Starting at the first line of the entries below, restate each line exactly until you reach the line with "(0,0) rectangle (1197,736);", and print that one too. Leave the pictures out and stop there.

------------------------------

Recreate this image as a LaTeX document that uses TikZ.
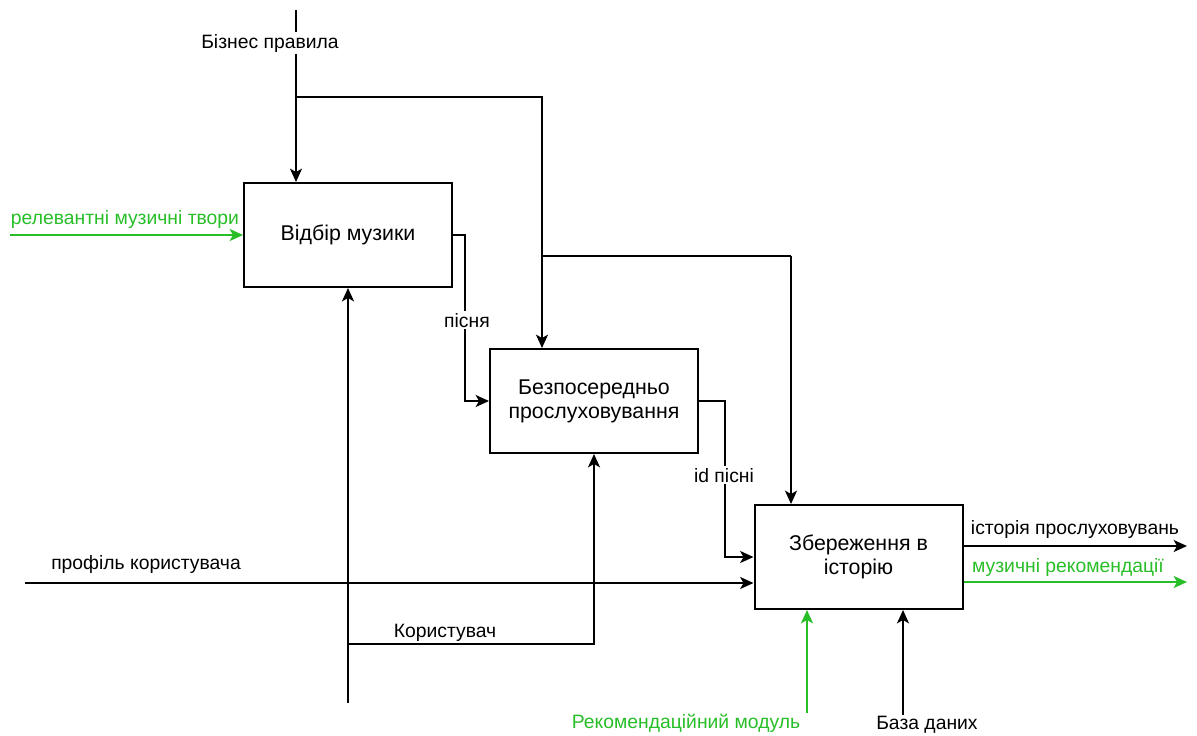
\documentclass[tikz,border=0pt]{standalone}
\usepackage{fontspec}
\setmainfont{Liberation Sans}
\usetikzlibrary{arrows.meta}
\definecolor{flowgreen}{RGB}{40,190,40}
\begin{document}
\begin{tikzpicture}[x=0.75pt,y=-0.75pt,
  func/.style={draw, line width=1.5pt, minimum width=156pt, minimum height=78pt,
    align=center, font=\fontsize{16}{18}\selectfont},
  lbl/.style={inner sep=1.5pt, font=\fontsize{14.5}{16}\selectfont},
  cut/.style={lbl, fill=white},
  arr/.style={line width=1.5pt, -{Stealth[length=10pt,width=9pt,inset=2.5pt]}},
  conn/.style={line width=1.5pt},
  garr/.style={arr, draw=flowgreen, -{Stealth[length=10pt,width=9pt,inset=2.5pt,fill=flowgreen]}}]
\useasboundingbox (0,0) rectangle (1197,736);

% activity boxes
\node[func] (A) at (348,235) {Відбір музики};
\node[func] (B) at (594,401) {Безпосередньо\\прослуховування};
\node[func] (C) at (858.5,557) {Збереження в\\історію};

% free ends and branch points
\coordinate (rules) at (296,10);
\coordinate (j1) at (296,97);
\coordinate (j2) at (542,256);
\coordinate (j3) at (791,256);
\coordinate (rin) at (10,235);
\coordinate (pin) at (25,583);
\coordinate (uin) at (348,703);
\coordinate (uj) at (348,644);
\coordinate (rm) at (807,713);
\coordinate (db) at (903,715);
\coordinate (hout) at (1187,546);
\coordinate (gout) at (1187,582);

% control: business rules
\draw[arr] (rules) -- (rules |- A.north);
\draw[conn] (j1) -| (j2);
\draw[arr] (j2) -- (j2 |- B.north);
\draw[conn] (j2) -- (j3);
\draw[arr] (j3) -- (j3 |- C.north);

% inputs
\draw[garr] (rin) -- (A.west);
\draw[arr] (A.east) -- ++(12,0) |- (B.west);
\draw[arr] (B.east) -- ++(26,0) |- (C.west);
\draw[arr] (pin) -- (pin -| C.west);

% mechanism: user
\draw[arr] (uin) -- (A.south);
\draw[arr] (uj) -| (B.south);

% mechanisms of storage
\draw[garr] (rm) -- (rm |- C.south);
\draw[arr] (db) -- (db |- C.south);

% outputs
\draw[arr] (hout -| C.east) -- (hout);
\draw[garr] (gout -| C.east) -- (gout);

% labels
\node[cut, anchor=base] (lrules) at (270,48) {Бізнес правила};
\node[lbl, anchor=base, text=flowgreen] (lrin) at (125,224) {релевантні музичні твори};
\node[cut, anchor=base] (lsong) at (467,327) {пісня};
\node[cut, anchor=base] (lid) at (724,482) {id пісні};
\node[lbl, anchor=base] (lprof) at (146,569) {профіль користувача};
\node[lbl, anchor=base] (luser) at (445,637) {Користувач};
\node[lbl, anchor=base] (lhist) at (1075,534) {історія прослуховувань};
\node[lbl, anchor=base, text=flowgreen] (lrec) at (1068,572) {музичні рекомендації};
\node[lbl, anchor=base, text=flowgreen] (lrm) at (686,728) {Рекомендаційний модуль};
\node[lbl, anchor=base] (ldb) at (927,729) {База даних};
\end{tikzpicture}
\end{document}
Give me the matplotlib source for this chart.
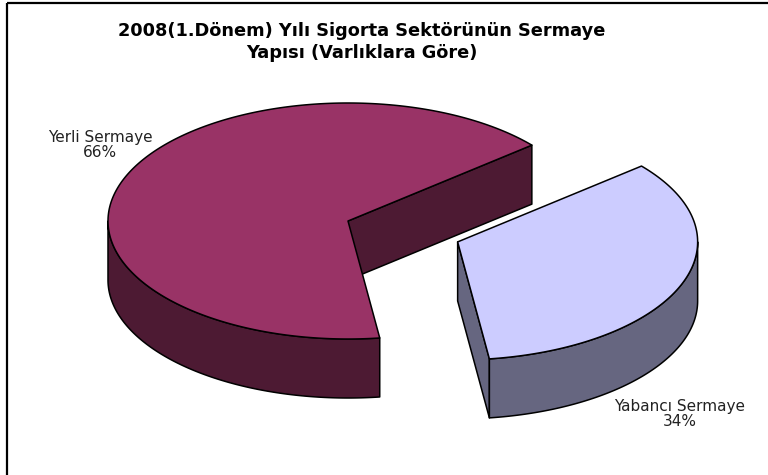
import numpy as np
import matplotlib
matplotlib.use("Agg")
import matplotlib.pyplot as plt
from matplotlib.patches import Polygon

# Shares of sector assets by capital origin (%)
labels = ["Yerli Sermaye", "Yabancı Sermaye"]
shares = [66, 34]
top_colors = ["#993366", "#CCCCFF"]
side_colors = ["#4D1A33", "#666680"]
explode = [0.0, 0.49]

title = "2008(1.Dönem) Yılı Sigorta Sektörünün Sermaye\nYapısı (Varlıklara Göre)"

# 3-D pie geometry in pixel space
W, H = 768, 475
cx, cy = 348.0, 221.0
rx, ry = 240.0, 118.0
depth = 59.0
start_angle = 40.0

fig = plt.figure(figsize=(W / 100, H / 100), dpi=100)
ax = fig.add_axes([0, 0, 1, 1])
ax.set_xlim(0, W)
ax.set_ylim(H, 0)
ax.axis("off")


def rim(theta_deg, ox, oy, dz=0.0):
    t = np.radians(theta_deg)
    return np.column_stack([cx + ox + rx * np.cos(t), cy + oy - ry * np.sin(t) + dz])


def draw_slice(a0, a1, ox, oy, top_c, side_c):
    apex = np.array([[cx + ox, cy + oy]])
    kw = dict(edgecolor="black", linewidth=1.1, joinstyle="round")
    # radial cut faces that turn toward the viewer
    for a, normal in ((a0, a0 - 90), (a1, a1 + 90)):
        if np.sin(np.radians(normal)) < 0:
            p = rim([a], ox, oy)
            face = np.vstack([apex, p, p + [0, depth], apex + [0, depth]])
            ax.add_patch(Polygon(face, closed=True, facecolor=side_c, **kw))
    # outer wall on the front half of the ellipse
    for base in (0.0, 360.0):
        lo = max(a0, 180.0 + base)
        hi = min(a1, 360.0 + base)
        if hi > lo:
            th = np.linspace(lo, hi, 200)
            upper = rim(th, ox, oy)
            lower = rim(th[::-1], ox, oy, depth)
            ax.add_patch(Polygon(np.vstack([upper, lower]), closed=True,
                                 facecolor=side_c, **kw))
    # top surface
    th = np.linspace(a0, a1, 400)
    top = np.vstack([apex, rim(th, ox, oy)])
    ax.add_patch(Polygon(top, closed=True, facecolor=top_c, **kw))


total = float(sum(shares))
a = start_angle
for lab, val, tc, sc, ex in zip(labels, shares, top_colors, side_colors, explode):
    span = 360.0 * val / total
    mid = np.radians(a + span / 2)
    ox = ex * rx * np.cos(mid)
    oy = -ex * ry * np.sin(mid)
    draw_slice(a, a + span, ox, oy, tc, sc)
    a += span

# data labels
label_pos = [(100, 145), (680, 414)]
for lab, val, (lx, ly) in zip(labels, shares, label_pos):
    ax.text(lx, ly, f"{lab}\n{val}%", ha="center", va="center",
            fontsize=11, color="#222222", family="DejaVu Sans", linespacing=1.08)

ax.text(362, 42, title, ha="center", va="center", fontsize=12.8,
        fontweight="bold", family="DejaVu Sans", linespacing=1.22, color="black")

# chart frame
ax.plot([7, 7], [3, H + 5], color="black", lw=1.6, solid_capstyle="butt")
ax.plot([7, W + 5], [3, 3], color="black", lw=1.6, solid_capstyle="butt")

fig.savefig("out.png", dpi=100, facecolor="white")
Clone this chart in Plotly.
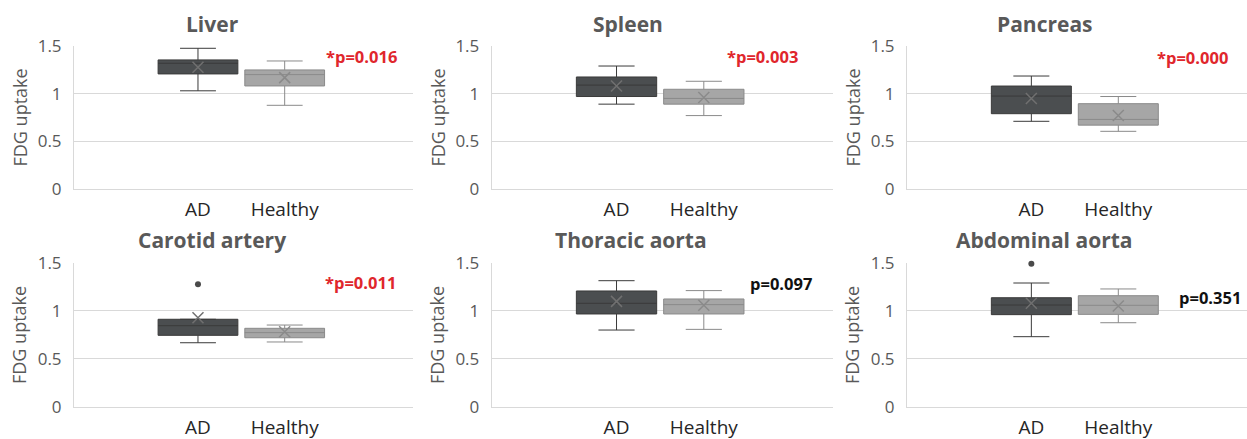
import plotly.graph_objects as go

regions = ["Liver", "Spleen", "Pancreas", "Carotid artery", "Thoracic aorta", "Abdominal aorta"]
groups = ["AD", "Healthy"]
p_labels = ["*p=0.016", "*p=0.003", "*p=0.000", "*p=0.011", "p=0.097", "p=0.351"]
p_significant = [True, True, True, True, False, False]

ad_lower = [1.03, 0.89, 0.71, 0.668, 0.80, 0.731]
ad_q1 = [1.207, 0.97, 0.79, 0.745, 0.967, 0.96]
ad_median = [1.319, 1.09, 0.975, 0.845, 1.078, 1.06]
ad_q3 = [1.354, 1.175, 1.08, 0.912, 1.206, 1.136]
ad_upper = [1.476, 1.29, 1.185, 0.912, 1.313, 1.289]
ad_mean = [1.277, 1.08, 0.95, 0.928, 1.098, 1.078]
ad_outliers = [[], [], [], [1.275], [], [1.49]]

hc_lower = [0.878, 0.77, 0.605, 0.676, 0.807, 0.876]
hc_q1 = [1.081, 0.89, 0.67, 0.72, 0.967, 0.963]
hc_median = [1.20, 0.95, 0.73, 0.773, 1.064, 1.057]
hc_q3 = [1.249, 1.046, 0.895, 0.818, 1.123, 1.157]
hc_upper = [1.343, 1.13, 0.97, 0.852, 1.21, 1.227]
hc_mean = [1.168, 0.96, 0.77, 0.783, 1.057, 1.05]
hc_outliers = [[], [], [], [], [], []]

y_ticks = [0, 0.5, 1, 1.5]
y_ticktext = ["0", "0.5", "1", "1.5"]

W, H = 1247, 439
FONT = "Open Sans"
GRAY = "#595959"

# subplot geometry (pixels)
col_px = [(74, 413), (491.7, 833), (907, 1247)]
row_px = [(46, 189), (262.7, 407)]
title_px = [(212, 24), (628, 24), (1045, 24), (212, 240), (631, 240), (1044, 240)]
ytitle_px = [(19, 117.5), (437, 117.5), (852, 117.5), (19, 335), (437, 335), (852, 335)]
p_px = [(361, 57), (762.5, 57), (1192.5, 58), (360.5, 282), (780.5, 283), (1214.5, 297)]

styles = {
    "AD": dict(fill="#4b4e50", line="#3a3a3a", mean="#707070"),
    "Healthy": dict(fill="#a6a6a6", line="#8a8a8a", mean="#8a8a8a"),
}

fig = go.Figure()
annotations = []
layout = {}

for i, reg in enumerate(regions):
    r, c = divmod(i, 3)
    n = i + 1
    xa = "x" if n == 1 else f"x{n}"
    ya = "y" if n == 1 else f"y{n}"
    stats = {
        "AD": (ad_lower[i], ad_q1[i], ad_median[i], ad_q3[i], ad_upper[i], ad_mean[i], ad_outliers[i]),
        "Healthy": (hc_lower[i], hc_q1[i], hc_median[i], hc_q3[i], hc_upper[i], hc_mean[i], hc_outliers[i]),
    }
    for g in groups:
        lo, q1, med, q3, up, mn, outs = stats[g]
        st = styles[g]
        fig.add_trace(go.Box(
            x=[g], q1=[q1], median=[med], q3=[q3], lowerfence=[lo], upperfence=[up],
            fillcolor=st["fill"], line=dict(color=st["line"], width=1),
            width=0.92, whiskerwidth=0.45, boxpoints=False, showlegend=False,
            xaxis=xa, yaxis=ya, hoverinfo="skip",
        ))
        fig.add_trace(go.Scatter(
            x=[g], y=[mn], mode="markers", cliponaxis=False,
            marker=dict(symbol="x-thin", size=11, line=dict(color=st["mean"], width=1.5)),
            showlegend=False, xaxis=xa, yaxis=ya, hoverinfo="skip",
        ))
        if outs:
            fig.add_trace(go.Scatter(
                x=[g] * len(outs), y=outs, mode="markers", cliponaxis=False,
                marker=dict(symbol="circle", size=6, color="#4a4a4a"),
                showlegend=False, xaxis=xa, yaxis=ya, hoverinfo="skip",
            ))
    x0, x1 = col_px[c]
    y0, y1 = row_px[r]
    layout[f"xaxis{'' if n == 1 else n}"] = dict(
        domain=[x0 / W, x1 / W], anchor=ya, type="category",
        categoryorder="array", categoryarray=groups, range=[-1.43, 2.48],
        showgrid=False, showline=True, linecolor="#d9d9d9", linewidth=1,
        ticks="", tickfont=dict(family=FONT, size=19, color="#262626"),
        ticklabelstandoff=3, zeroline=False, fixedrange=True, automargin=False,
    )
    layout[f"yaxis{'' if n == 1 else n}"] = dict(
        domain=[1 - y1 / H, 1 - y0 / H], anchor=xa, range=[0, 1.5],
        tickvals=y_ticks, ticktext=y_ticktext,
        showgrid=True, gridcolor="#d9d9d9", gridwidth=1,
        showline=True, linecolor="#d9d9d9", linewidth=1,
        ticks="", tickfont=dict(family=FONT, size=17, color=GRAY),
        ticklabelstandoff=8, zeroline=False, fixedrange=True, automargin=False,
    )
    tx, ty = title_px[i]
    annotations.append(dict(
        text=f"<b>{reg}</b>", x=tx / W, y=1 - ty / H, xref="paper", yref="paper",
        showarrow=False, xanchor="center", yanchor="middle",
        font=dict(family=FONT, size=21, color=GRAY),
    ))
    ax_, ay_ = ytitle_px[i]
    annotations.append(dict(
        text="FDG uptake", x=ax_ / W, y=1 - ay_ / H, xref="paper", yref="paper",
        showarrow=False, xanchor="center", yanchor="middle", textangle=-90,
        font=dict(family=FONT, size=18, color=GRAY),
    ))
    px_, py_ = p_px[i]
    annotations.append(dict(
        text=f"<b>{p_labels[i]}</b>", x=min(px_, 1210) / W, y=1 - py_ / H, xref="paper", yref="paper",
        showarrow=False, xanchor="center", yanchor="middle",
        font=dict(family=FONT, size=16.5, color="#e0262c" if p_significant[i] else "#111111"),
    ))

fig.update_layout(
    width=W, height=H, margin=dict(l=0, r=0, t=0, b=0, autoexpand=False),
    paper_bgcolor="white", plot_bgcolor="white",
    boxmode="overlay", annotations=annotations, **layout,
)

fig.write_html(
    "out.html",
    config={"responsive": False, "displayModeBar": False},
    post_script="document.body.style.margin='0';document.body.style.overflow='hidden';",
)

------------------------------

ANSWER TO THIS TASK =
Recreate this image as a LaTeX document that uses TikZ.
\documentclass[tikz,border=0pt]{standalone}
\usepackage{fontspec}
\setmainfont{Liberation Sans}
\usetikzlibrary{arrows.meta}
\definecolor{flowgreen}{RGB}{40,190,40}
\begin{document}
\begin{tikzpicture}[x=0.75pt,y=-0.75pt,
  func/.style={draw, line width=1.5pt, minimum width=156pt, minimum height=78pt,
    align=center, font=\fontsize{16}{18}\selectfont},
  lbl/.style={inner sep=1.5pt, font=\fontsize{14.5}{16}\selectfont},
  cut/.style={lbl, fill=white},
  arr/.style={line width=1.5pt, -{Stealth[length=10pt,width=9pt,inset=2.5pt]}},
  conn/.style={line width=1.5pt},
  garr/.style={arr, draw=flowgreen, -{Stealth[length=10pt,width=9pt,inset=2.5pt,fill=flowgreen]}}]
\useasboundingbox (0,0) rectangle (1197,736);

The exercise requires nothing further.